Between 1933, when the Nazi party came into power, and 1939, more than 1,500 musicians, composers and various music professionals who were of Jewish faith or heritage were systematically eliminated from all forms of cultural and public life in Germany. Jewish musicians and conductors were expunged from orchestras and symphonies. Music that had been written by composers of Jewish faith or with any trace of Jewish background could not be performed. Silenced were such great composers as Felix Mendelssohn, Jacques Offenbach and Gustav Mahler, who were of Jewish heritage.

The Nazis believed they were building a Third Reich that would last 1,000 years and purify German culture by eliminating all “inferior” influences, including music written or performed by Jews. Their perverse dream died in the ashes of World War II, of course, while the music they worked so hard to destroy lives on, stronger than ever.

Tonight, Nov. 15, the University of Nevada, Reno, Music Department and the Center for Holocaust, Genocide and Peace Studies will celebrate some of the music that the Nazis banned in a concert titled Silenced Voices. It is the first concert in what Viktoria Hertling, founder and director of the center, hopes will be a continuing series of programs dealing with the banned music, art and literature of the Nazi regime.

This program will focus on musicians and composers, because they were among the first targets of the Nazis’ campaign to “cleanse the German body,” Hertling says.

“Music moves very, very deep into the soul, into the psyche. It captures you,” Hertling says. “The Nazis really wanted to cleanse the German cultural arena from influence that they considered dangerous, subversive—that they considered non-German.”

Hertling says the date of the concert, Nov. 15, is important, because it marks the 65th anniversary of the Nazis’ destruction of a statue of Felix Mendelssohn in Leipzig, Germany. This act declared to the world that his music—and all music by composers of Jewish faith or background—would not be welcomed in the Third Reich.

Although musicians and composers such as Walter, Arnold Schönberg and Kurt Weill were able to escape the Holocaust, many others could not get out of Nazi-controlled countries and were put in concentration camps. One of most notable victims of the camps was violinist Alma Maria Rosé, niece of the great composer Mahler. She died in the Auschwitz camp. Another prominent victim was Viktor Ullmann, a student of Schönberg’s. Ullmann wrote an opera, The Emperor of Atlantis, while in the Theresienstadt concentration camp.

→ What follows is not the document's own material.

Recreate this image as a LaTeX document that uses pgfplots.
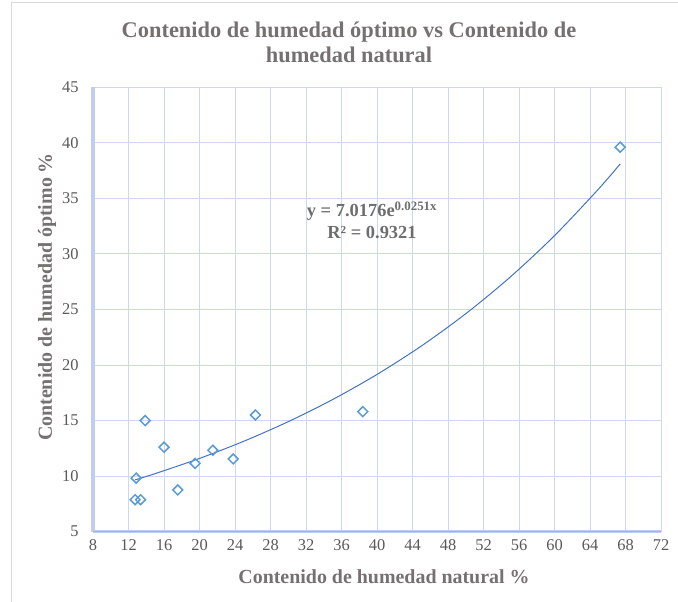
\documentclass[border=0pt]{standalone}
\usepackage{pgfplots}
\pgfplotsset{compat=1.18}
\usepackage{fontspec}
\setmainfont{Liberation Serif}
\definecolor{titlegray}{RGB}{118,113,113}
\definecolor{tickgray}{RGB}{89,89,89}
\definecolor{eqgray}{RGB}{110,110,110}
\definecolor{gridblue}{RGB}{205,216,240}
\definecolor{markblue}{RGB}{91,155,213}
\definecolor{lineblue}{RGB}{68,114,196}
\definecolor{glowblue}{RGB}{190,206,240}
\definecolor{framegray}{RGB}{217,217,217}
\begin{document}
\begin{tikzpicture}[x=1bp,y=1bp]
\useasboundingbox (0,0) rectangle (678,602);
\draw[framegray, line width=1bp] (11,0) -- (11,599) -- (678,599);
\begin{axis}[
  at={(93bp,70.3bp)}, anchor=south west,
  scale only axis, width=568bp, height=444.5bp,
  xmin=8, xmax=72, ymin=5, ymax=45,
  xtick={8,12,...,72}, ytick={5,10,...,45},
  major tick length=0pt,
  grid=major,
  major grid style={gridblue, line width=0.8bp},
  axis line style={draw=none},
  /pgf/number format/assume math mode=true,
  ticklabel style={font=\fontsize{16.5}{19}\selectfont, text=tickgray},
  xticklabel style={yshift=-4bp},
  yticklabel style={xshift=-11bp},
  clip=false,
]
\draw[glowblue, line width=3.5bp] (axis cs:8,5) -- (axis cs:8,45);
\draw[glowblue, line width=3bp] (axis cs:8,5) -- (axis cs:72,5);
\draw[gray!60, line width=1bp] (axis cs:8,5) -- (axis cs:72,5);
\addplot[only marks, mark=square, mark size=3.5bp,
  mark options={rotate=45, draw=markblue, fill=white, line width=1.5bp}]
  coordinates {
  (13.88,15.0) (16.0,12.6) (12.86,9.82) (12.75,7.88) (13.36,7.88)
  (17.55,8.76) (19.5,11.15) (21.5,12.33) (23.8,11.55) (26.3,15.5)
  (38.4,15.8) (67.4,39.6)
  };
\addplot[lineblue, line width=1bp, smooth, mark=none]
  coordinates {
  (12.75,9.664) (15,10.226) (20,11.593) (25,13.143) (30,14.901)
  (35,16.893) (40,19.152) (45,21.713) (50,24.617) (55,27.908)
  (60,31.640) (65,35.871) (67.4,38.098)
  };
\end{axis}
\node[text=titlegray, font=\fontsize{22.5}{25}\selectfont\bfseries, align=center] at (349,560)
  {Contenido de humedad óptimo vs Contenido de\\humedad natural};
\node[text=titlegray, font=\fontsize{20}{22}\selectfont\bfseries] at (384,25)
  {Contenido de humedad natural \%};
\node[text=titlegray, font=\fontsize{20}{22}\selectfont\bfseries, rotate=90] at (47,305)
  {Contenido de humedad óptimo \%};
\node[text=eqgray, font=\fontsize{18.5}{22}\selectfont\bfseries, align=center] at (372,382)
  {y = 7.0176e\textsuperscript{0.0251x}\\R² = 0.9321};
\end{tikzpicture}
\end{document}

He also died in Auschwitz.

What was Germany’s loss, however, became America’s gain, as prominent musicians and conductors helped enrich our cultural landscape, Hertling says. Walter conducted the New York Philharmonic; Schönberg taught at the University of California at Los Angeles; and Weill wrote music for Broadway.

Hertling says she got the idea for the program about two years ago after talking with a rabbi at Temple Emanu-El. She wanted to present the music of Jewish composers, cantoral music, klezmer music and other forms of music that had been banned by the Nazis. But the project was put on hold after the rabbi accepted a job in another city.

Hertling then approached Phillip Ruder, a violinist for the Argenta Quartet and associate professor of music at UNR. She asked him if he and the other members of the quartet would develop a program of music on Jewish themes and music banned by the Nazis.

The quartet decided on compositions by Mendelssohn, Max Bruch and Ernest Bloch, as well as two pieces by a modern-day composer: Max Raimi, a member of the Chicago Symphony Orchestra. His songs, “Story of the Pennies” and “At My Wedding,” will open the program. Raimi is also scheduled to attend the concert.

Although some people may think that a program focusing on a bleak era in history will feature music that reflects that mood, Ruder says the pieces are not at all depressing.

“The music we’re doing is by no means gloomy stuff. A lot of it is very upbeat and positive,” he says, describing the Mendelssohn and Bloch pieces as particularly uplifting.

Hertling says the concert will be recorded and released on CD, which can be purchased for a donation to the Center for HGPS. Proceeds will fund future programs on art, music and literature that were banned by the Nazis.

She says she hopes audience members will leave the concert with the knowledge of how close we came to losing this music, and also value what we have so that something like this won’t happen again.

“The cultural diversity that we have in the United States is something really precious," Hertling says. "It is my hope that through this musical program, awareness of the richness, the diversity [and the] multicultural aspects of our lives becomes solidified, and that we fully become aware of how beautiful this multicultural tradition is that we sometimes take for granted, and that we almost lost during those 12 years of fascism."